Structure-Dynamics Relationship in Al-Mg-Si Liquid Alloys

TL;DR

This study investigates how the atomic structure influences diffusion in Al-Mg-Si liquid alloys, revealing how Mg and Si modify local order and diffusion, which can inform alloy design.

Contribution

First principles molecular dynamics simulations reveal how Mg and Si alter local atomic order and diffusion in Al-Mg-Si alloys, providing new insights for alloy optimization.

Findings

Mg promotes icosahedral short-range order.

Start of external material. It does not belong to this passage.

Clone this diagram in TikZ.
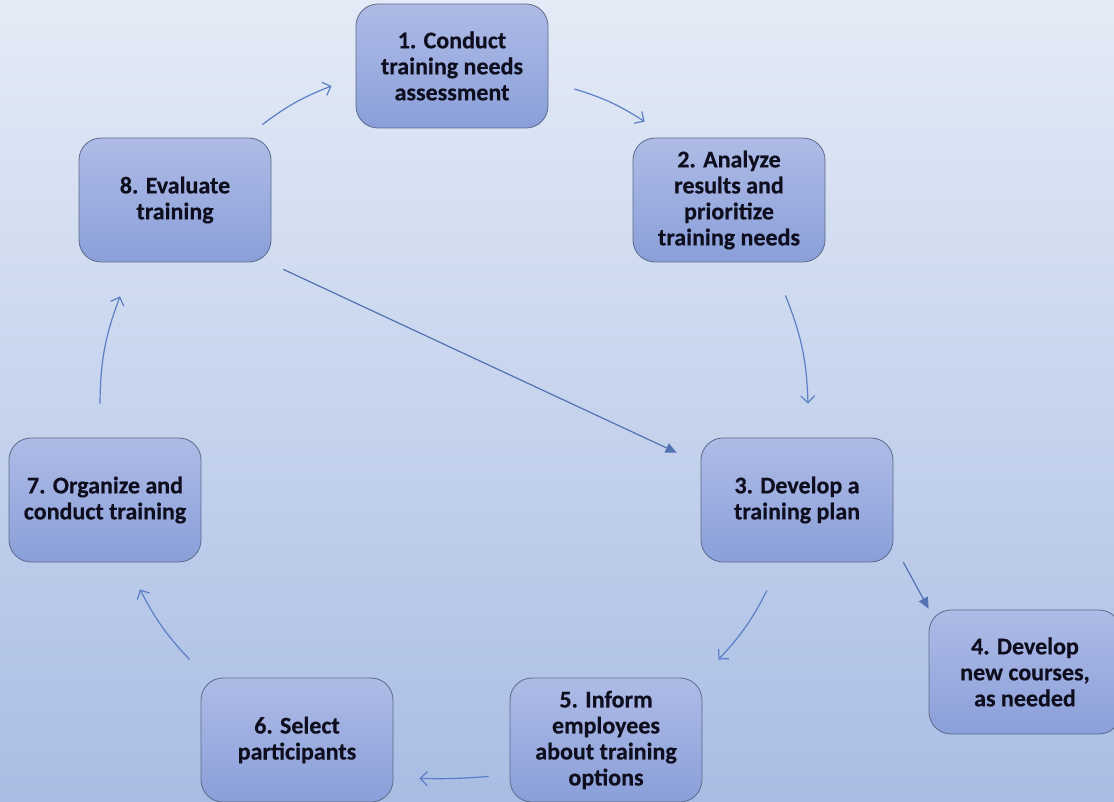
\documentclass[tikz,border=0pt]{standalone}
\usepackage{fontspec}
\setmainfont{Carlito}[BoldFeatures={FakeBold=0.4}]
\usetikzlibrary{arrows.meta}
\usetikzlibrary{shapes}

\definecolor{bgTop}{HTML}{E4EBF6}
\definecolor{bgBottom}{HTML}{A9BDE4}
\definecolor{boxTop}{HTML}{AEBBE6}
\definecolor{boxBottom}{HTML}{8A9FD9}
\definecolor{boxLine}{HTML}{5C6A8C}
\definecolor{flowLine}{HTML}{5B7FC6}
\definecolor{textInk}{HTML}{0E0E1E}

\begin{document}
\begin{tikzpicture}[x = 1pt, y = -1pt, font=\bfseries\fontsize{24}{26}\selectfont]
	\tikzstyle{boxStyle}=[rectangle, rounded corners = 22pt, minimum width = 192pt, minimum height = 124pt, inner sep = 2pt, draw = boxLine, line width = 0.8pt, top color = boxTop, bottom color = boxBottom, text = textInk, align = center]
	\tikzstyle{cycleStyle}=[draw = flowLine, line width = 1.2pt, -{Straight Barb[length = 7pt, width = 14pt]}]
	\tikzstyle{jumpStyle}=[draw = flowLine!90!black, line width = 1.2pt, -{Triangle[length = 11pt, width = 10pt]}]
	\clip (0,0) rectangle (1114,802);
	\shade[top color = bgTop, bottom color = bgBottom] (0,0) rectangle (1114,802);
	\node[boxStyle] (s1) at (452,66) {1. Conduct\\training needs\\assessment};
	\node[boxStyle] (s2) at (729,200) {2. Analyze\\results and\\prioritize\\training needs};
	\node[boxStyle] (s3) at (797,500) {3. Develop a\\training plan};
	\node[boxStyle] (s4) at (1025,672) {4. Develop\\new courses,\\as needed};
	\node[boxStyle] (s5) at (606,740) {5. Inform\\employees\\about training\\options};
	\node[boxStyle] (s6) at (297,740) {6. Select\\participants};
	\node[boxStyle] (s7) at (105,500) {7. Organize and\\conduct training};
	\node[boxStyle] (s8) at (175,200) {8. Evaluate\\training};
	\draw[cycleStyle] ([shift={(-9,-13)}]s8.north east) to[bend left = 8] ([shift={(-24,20)}]s1.west);
	\draw[cycleStyle] ([shift={(26,23)}]s1.east) to[bend left = 8] ([shift={(12,-16)}]s2.north west);
	\draw[cycleStyle] ([shift={(-40,33)}]s2.south east) to[bend left = 10] ([shift={(11,-34)}]s3.north);
	\draw[cycleStyle] ([shift={(-30,28)}]s3.south) to[bend left = 8] ([shift={(16,-18)}]s5.north east);
	\draw[cycleStyle] ([shift={(-21,-26)}]s5.south west) to[bend left = 3] ([shift={(26,-24)}]s6.south east);
	\draw[cycleStyle] ([shift={(-11,-18)}]s6.north west) to[bend left = 8] ([shift={(35,27)}]s7.south);
	\draw[cycleStyle] ([shift={(-5,-34)}]s7.north) to[bend left = 10] ([shift={(-55,34)}]s8.south);
	\draw[jumpStyle] ([shift={(12,7)}]s8.south east) -- ([shift={(-24,15)}]s3.north west);
	\draw[jumpStyle] ([shift={(10,0)}]s3.south east) -- ([shift={(0,-1)}]s4.north west);
\end{tikzpicture}
\end{document}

Si favors cubic local ordering.

Increasing Mg lowers diffusion; increasing Si enhances it.

Abstract

Enhancing properties and performances of aluminium alloys by a control of their solidification is pivotal in automotive and aerospace industries. The fundamental role of the structure-diffusion relationship is investigated for Al-Mg-Si liquid alloys taken as a prototype of Al-6xxx. For this purpose, first principles-based molecular dynamics simulations were performed for various Si and Mg content for Al-rich compositions, including the binary alloy counterparts. Results indicate that Mg and/or Si in alloys create a more compact ordering around Al than in pure Al, lowering diffusion. Mg promotes icosahedral short-range order, while Si displays a preference towards cubic local ordering, impacting diffusion based on their respective content. It suggests a mechanism whereby an increase in Mg content generally lowers the diffusion of each species, whereas an increase in Si content enhances their diffusion, providing insights for future alloy design.